When I read about a ‘sketching people at work competition’, I almost squealed with excitement. I love reportage illustration so it was a perfect assignment for me.

Reportage illustration competition
The Center for Transformative Work Design in Australia and their artist in residence Lynne Chapman organised the competition. Entries had to be submitted in long concertina sketchbooks. They needed to include a series of sketches and a short written interview. Each artist was allowed three entries. I wanted to illustrate jobs that would allow me to draw a strong visual narrative.
I toyed with a few ideas but most of them were either too hard to implement or didn’t have enough visual interest.

It’s a few days later when Tracey was cutting my hair that I found my first sketching people at work entry! Hairdressers’ shops are busy with lots of people and interesting things to draw: ideal to try your hand at reportage illustration.
Drawing Tracey at work
I called again at Tracey’s salon a few days later with my sketchbook. While customers were quite still, Tracey herself was moving all the time. I couldn’t ask her to stand still, so had to look for patterns in her actions and come back and forth between sketches, hoping she would assume a similar pose later on.

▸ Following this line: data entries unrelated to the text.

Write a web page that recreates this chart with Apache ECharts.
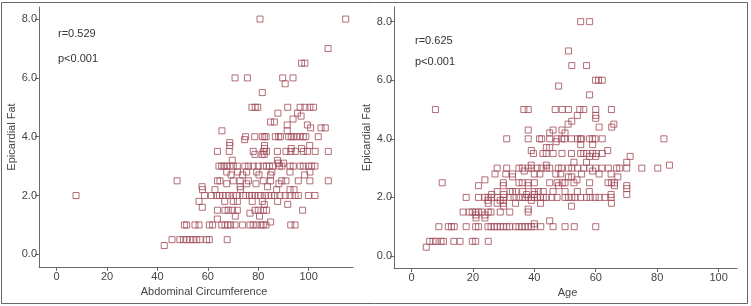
<!DOCTYPE html>
<html>
<head>
<meta charset="utf-8">
<script src="https://cdn.jsdelivr.net/npm/echarts@6/dist/echarts.min.js"></script>
<style>
  html, body { margin: 0; padding: 0; background: #fff; }
  #chart { width: 751px; height: 306px; }
</style>
</head>
<body>
<div id="chart"></div>
<script>
// rows of [epicardial fat, [abdominal circumference values]]
const waistRows = [
  [8.0, [80.7, 114.7]],
  [7.0, [107.7]],
  [6.5, [97.2, 98.5]],
  [6.0, [70.8, 75.7, 89.7, 93.8]],
  [5.8, [90.7]],
  [5.5, [81.6]],
  [5.0, [77.5, 78.8, 79.8, 91.7, 96.6, 98.5, 100.5, 101.9]],
  [4.8, [87.8, 95.6]],
  [4.7, [97.0]],
  [4.6, [93.8]],
  [4.5, [84.9, 86.4]],
  [4.4, [91.5, 99.5]],
  [4.3, [100.8, 104.9, 106.6]],
  [4.2, [65.6, 91.5]],
  [4.0, [75.0, 78.6, 81.6, 82.4, 83.1, 86.8, 88.1, 88.8, 92.1, 93.1, 93.9, 95.2, 96.6, 97.9, 98.9, 103.8]],
  [3.9, [74.6]],
  [3.8, [68.7]],
  [3.7, [68.7, 82.5, 100.4]],
  [3.6, [82.5, 93.1, 97.2]],
  [3.5, [63.8, 68.5, 78.0, 82.0, 83.3, 87.6, 91.0, 92.9, 94.7, 97.9, 99.5, 102.6, 107.8]],
  [3.4, [78.7, 81.5, 82.4]],
  [3.2, [69.7, 87.6]],
  [3.1, [88.0, 90.0]],
  [3.0, [64.4, 65.5, 66.4, 67.5, 68.8, 70.1, 71.7, 74.7, 76.1, 78.0, 80.0, 82.0, 83.3, 84.4, 85.7, 88.4, 89.4, 92.6, 93.9, 96.6, 97.9, 99.9, 101.2, 102.5]],
  [2.8, [67.5, 71.8, 75.4, 79.4, 85.4, 92.6, 100.5]],
  [2.7, [69.2, 73.8, 80.3, 84.9, 98.4]],
  [2.5, [47.8, 63.8, 64.8, 70.1, 72.8, 76.1, 82.0, 84.9, 89.3, 91.0, 95.9, 100.5, 107.8]],
  [2.4, [67.5, 75.4, 79.1, 88.2]],
  [2.3, [57.7, 72.8, 83.7]],
  [2.2, [57.9, 62.8, 73.0, 87.3, 92.6, 94.2]],
  [2.0, [7.7, 58.7, 61.4, 63.5, 64.6, 65.9, 67.2, 68.5, 70.1, 71.4, 74.1, 75.1, 76.5, 77.5, 78.7, 80.0, 81.0, 82.7, 84.0, 85.3, 86.6, 88.6, 90.7, 92.6, 94.6, 95.9, 99.9, 102.5]],
  [1.8, [56.5, 66.7, 70.1, 71.7, 77.6, 81.6, 87.7]],
  [1.7, [82.4, 91.7]],
  [1.6, [57.8]],
  [1.5, [63.8, 66.8, 68.1, 69.8, 71.7, 78.7, 80.0, 82.0, 83.3, 97.6]],
  [1.4, [76.7]],
  [1.3, [70.9, 80.5]],
  [1.2, [63.8]],
  [1.1, [84.9]],
  [1.0, [50.7, 51.6, 54.9, 56.5, 60.6, 61.9, 65.5, 66.8, 67.9, 69.0, 70.8, 73.8, 76.7, 78.0, 79.4, 81.1, 82.0, 83.1, 92.9, 94.6]],
  [0.5, [45.8, 48.9, 50.3, 51.6, 52.9, 54.2, 55.6, 56.9, 59.5, 60.6, 67.7]],
  [0.3, [42.7]]
];

// rows of [epicardial fat, [age values]]
const ageRows = [
  [8.0, [55.1, 58.0]],
  [7.0, [51.1]],
  [6.5, [52.2, 57.0]],
  [6.0, [59.9, 60.9, 62.1]],
  [5.8, [47.9]],
  [5.5, [58.0]],
  [5.0, [7.8, 36.6, 38.0, 46.8, 49.1, 51.1, 54.8, 56.1, 60.0, 65.1]],
  [4.8, [54.0, 60.0]],
  [4.7, [60.0]],
  [4.6, [52.2]],
  [4.5, [51.0, 65.9]],
  [4.4, [61.1, 65.2]],
  [4.3, [38.0, 46.1, 49.0]],
  [4.2, [45.0, 50.0]],
  [4.0, [31.0, 38.0, 41.7, 42.4, 45.0, 47.4, 48.9, 49.8, 52.1, 54.1, 55.0, 55.4, 58.0, 58.9, 59.8, 62.1, 82.2]],
  [3.9, [47.1]],
  [3.8, [55.1, 59.0]],
  [3.7, [43.9, 45.0]],
  [3.6, [39.0, 63.9]],
  [3.5, [39.7, 42.8, 43.9, 46.1, 49.0, 52.1, 55.1, 56.1, 57.1, 59.0, 60.2, 62.1]],
  [3.4, [58.0, 60.0, 71.2]],
  [3.2, [52.9, 57.0, 70.1]],
  [3.1, [39.0, 43.9, 84.0]],
  [3.0, [27.9, 31.0, 35.0, 36.1, 38.0, 39.1, 40.9, 42.4, 43.9, 45.0, 47.8, 48.9, 51.1, 52.2, 54.1, 56.1, 58.0, 60.0, 62.0, 64.1, 66.8, 67.8, 70.1, 75.0, 80.2]],
  [2.9, [36.7, 59.0]],
  [2.8, [27.2, 30.7, 32.9, 40.0, 41.8, 47.0, 48.6, 55.4, 61.1, 65.0]],
  [2.7, [32.9, 51.1, 52.2, 67.2]],
  [2.6, [23.9, 53.9]],
  [2.5, [10.0, 29.9, 35.0, 36.1, 38.0, 40.0, 45.0, 47.4, 49.1, 50.0, 52.9, 58.0, 64.0, 65.1, 66.1]],
  [2.4, [21.8, 29.9, 38.0, 47.9, 66.1, 70.1]],
  [2.3, [70.1]],
  [2.2, [27.9, 32.1, 32.9, 34.0, 36.2, 40.0, 41.3, 42.9, 46.1, 50.0, 54.0, 57.9]],
  [2.1, [26.1, 30.0, 37.5, 40.0, 65.0, 70.1]],
  [2.0, [17.8, 21.8, 23.9, 25.0, 26.1, 27.9, 30.0, 32.1, 33.4, 35.0, 36.1, 37.0, 38.0, 39.0, 40.0, 41.1, 42.0, 42.9, 43.9, 45.7, 47.4, 50.0, 51.1, 52.2, 53.3, 55.1, 57.0, 58.2, 59.8, 61.1, 63.0, 65.0]],
  [1.9, [24.9, 28.9, 29.9, 39.0]],
  [1.8, [25.0, 27.9, 29.9, 33.9, 42.0, 65.1]],
  [1.7, [30.0, 52.1]],
  [1.6, [38.0]],
  [1.5, [16.8, 18.8, 19.8, 20.9, 21.8, 22.9, 25.0, 25.9, 28.9, 32.0, 38.0]],
  [1.4, [21.0, 23.9]],
  [1.3, [21.0, 23.9]],
  [1.2, [45.0]],
  [1.1, [40.0]],
  [1.0, [8.9, 12.0, 13.0, 13.9, 17.8, 20.9, 21.8, 24.9, 25.9, 27.0, 27.9, 28.9, 29.9, 31.0, 32.0, 33.9, 35.0, 36.0, 37.0, 38.0, 39.0, 40.0, 42.1, 46.1, 50.0, 53.0, 60.0]],
  [0.5, [5.9, 7.0, 8.0, 9.6, 10.4, 13.8, 15.8, 19.8, 20.9, 25.0]],
  [0.3, [4.8]]
];

const xTicks = [0, 20, 40, 60, 80, 100];
const yTicks = [0, 2, 4, 6, 8];
const waistStats = ["r=0.529", "p<0.001"];
const ageStats = ["r=0.625", "p<0.001"];

const toPoints = (rows) => rows.flatMap(([y, xs]) => xs.map((x) => [x, y]));

const font = "Liberation Sans, Arial, sans-serif";
const axisColor = "#6b6b6b";
const labelColor = "#444";

const makeX = (idx, name, min, max, namePad) => ({
  gridIndex: idx,
  type: "value",
  min: min,
  max: max,
  name: name,
  nameLocation: "middle",
  nameGap: 19,
  nameTextStyle: { color: labelColor, fontSize: 11, fontFamily: font, padding: namePad },
  axisLine: { show: true, onZero: false, lineStyle: { color: axisColor } },
  axisTick: { show: true, length: 4, customValues: xTicks, lineStyle: { color: axisColor } },
  axisLabel: { customValues: xTicks, color: labelColor, fontSize: 11, fontFamily: font, margin: 4 },
  splitLine: { show: false },
});

const makeY = (idx, min, max) => ({
  gridIndex: idx,
  type: "value",
  min: min,
  max: max,
  name: "Epicardial Fat",
  nameLocation: "middle",
  nameGap: 20,
  nameTextStyle: { color: labelColor, fontSize: 11, fontFamily: font },
  axisLine: { show: true, onZero: false, lineStyle: { color: axisColor } },
  axisTick: { show: true, length: 4, customValues: yTicks, lineStyle: { color: axisColor } },
  axisLabel: {
    customValues: yTicks,
    color: labelColor,
    fontSize: 11,
    fontFamily: font,
    margin: 2,
    formatter: (v) => v.toFixed(1),
  },
  splitLine: { show: false },
});

const markerStyle = {
  color: "rgba(255,255,255,0)",
  borderColor: "#a04b58",
  borderWidth: 1,
};

const statText = (left, top, text) => ({
  type: "text",
  left: left,
  top: top,
  style: { text: text, fill: "#333", font: "11px " + font },
});

const chart = echarts.init(document.getElementById("chart"), null, { renderer: "canvas" });
chart.setOption({
  animation: false,
  backgroundColor: "#fff",
  grid: [
    { left: 39, top: 7, width: 314, bottom: 39 },
    { left: 394, top: 7, width: 343, bottom: 38 },
  ],
  xAxis: [
    makeX(0, "Abdominal Circumference", -7, 117.6, [0, 0, 0, 16]),
    makeX(1, "Age", -5.7, 106, [0, 0, 0, 4]),
  ],
  yAxis: [makeY(0, -0.43, 8.41), makeY(1, -0.41, 8.5)],
  series: [
    {
      type: "scatter",
      xAxisIndex: 0,
      yAxisIndex: 0,
      symbol: "rect",
      symbolSize: 6,
      itemStyle: markerStyle,
      data: toPoints(waistRows),
    },
    {
      type: "scatter",
      xAxisIndex: 1,
      yAxisIndex: 1,
      symbol: "rect",
      symbolSize: 6,
      itemStyle: markerStyle,
      data: toPoints(ageRows),
    },
  ],
  graphic: [
    {
      type: "rect",
      shape: { x: 1.5, y: 2.5, width: 746, height: 301 },
      style: { fill: "none", stroke: "#666", lineWidth: 1 },
      silent: true,
    },
    statText(58, 28, waistStats[0]),
    statText(58, 53, waistStats[1]),
    statText(415, 35, ageStats[0]),
    statText(415, 56, ageStats[1]),
  ],
});
</script>
</body>
</html>
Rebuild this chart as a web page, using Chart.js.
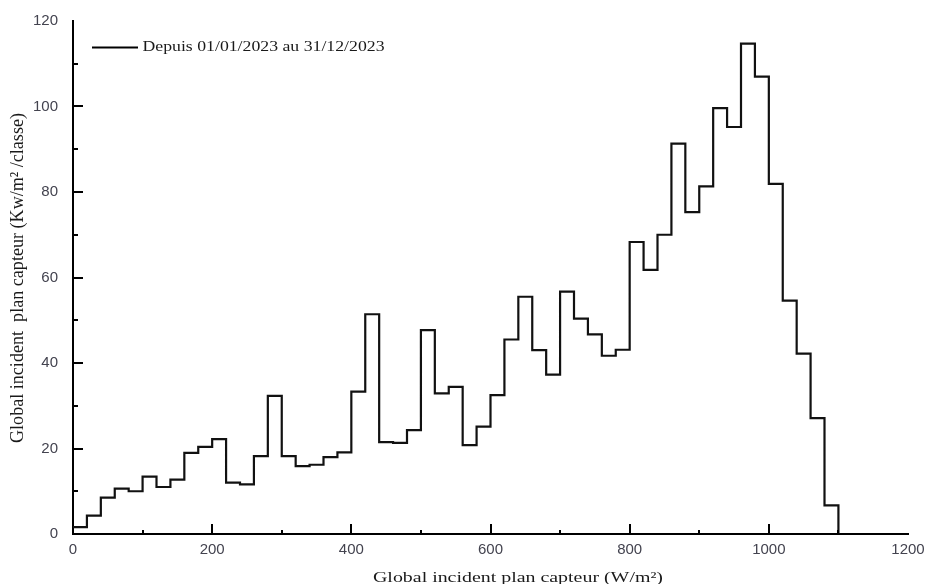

The salon was busy and customers were coming in one after the other so I left some of my interview questions with Tracey for her to answer later (see my interview write up below).
It was an exciting and productive morning. I am getting a taste for reportage illustration. I love to draw fast: there is no time to think. After a while, you get in the groove and everything flows… Magic!
View A Day at The Garage my second entry for the competition.
A day in the life…
Tracey is a hairdresser. She works with a couple of assistants in the tiny salon her mum opened over 50 years ago. She still cuts the hair of some of her Mum’s very first customers, and that of their children and grandchildren.
Has the job changed over time? Well, the shop has been decorated many times and hair colours are now made with gentler chemicals, but the business operates in much the same way as it did years ago.
Technology hasn’t changed the job either. While some hairdressers use social media and the internet to grow their customer base, Tracey hasn’t had the need to do so. She has known most customers for years and many have become friends. With a solid customer base, she is able to organise her working week how she likes.
Hairdressing is a busy and demanding job: you are on your feet all day and need to be a good timekeeper as you work to appointments. You also need to be a good listener and communicator to give customers hairstyles they like.
Tracey loves her job and rates it 10 out of 10. She says ‘ I enjoy being creative and making people look and feel good about themselves’.